45,000 Verizon landline workers have been on strike since Sunday, in the largest strike America's seen in years. The unions and Big Red are locked in a bitter battle over proposed cuts to union benefits, which executives claim are necessary because of the bad economy and the company's less lucrative landline division. Unions, of course, scoff at that premise—pointing to the executives' high salaries and the landline division's profit increases—and are digging in for a long fight. In this video, you can see they mean business (warning: the worker's salty talk maybe NSFW):
Scattered reports of violence are emerging: Verizon executives say a worker fired a BB gun at a co-worker who crossed the picket line in the Bronx, and the Daily News reports that strikers "pushed a nonstriking worker into scaffolding in Albany—and crowded around workers at a Manhattan manhole and refused to leave when police were called." Fiber optic circuit boxes on Staten Island have also been sabotaged. The Communications Workers of America issued a statement saying, "Our unions do not condone violence in any form. Safety is paramount, and that's why we're also calling on Verizon to make sure that our members on the picket lines aren't hurt by replacement workers and management while the strike continues."
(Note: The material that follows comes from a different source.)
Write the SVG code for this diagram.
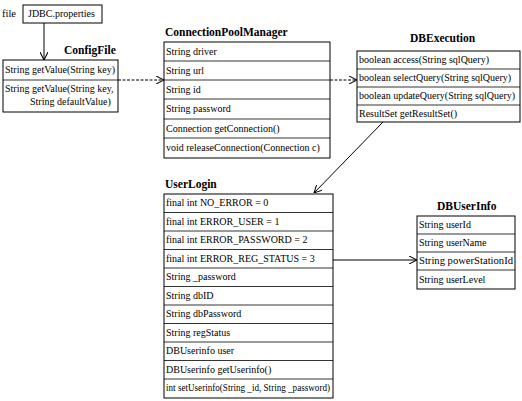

According to NJ.com, Verizon managers and non-union workers have driven company vehicles dangerously close to picketers, and in one instance a striker was actually hit, knocked unconscious, and suffered a concussion at a picket line in Howell, New Jersey. Yesterday, Verizon filed a lawsuit in five Eastern states, seeking a court order "to limit picketing and stop what it claims is harassment, sabotage and blocking access to its facilities," the AP reports.
For more on the financial dispute between the unions and Verizon, the Times has a thorough report. The takeaway is that Verizon Wireless is hugely profitable company with an operating income of $9 billion in the first six months of 2011, while the landline business had operating income of "just" $606 million. But Verizon Wireless is a mostly nonunion venture in which Verizon is majority shareholder.
George Kohl, a union rep, points out that Verizon used billions of dollars in profits from the landline business to finance its expansion into wireless. "The wireline guys sweated day by day to make the profits to create wireless," Kohl tells the Times. "And now they want to take away the middle-class life from the wireline employees who made the investment in wireless possible."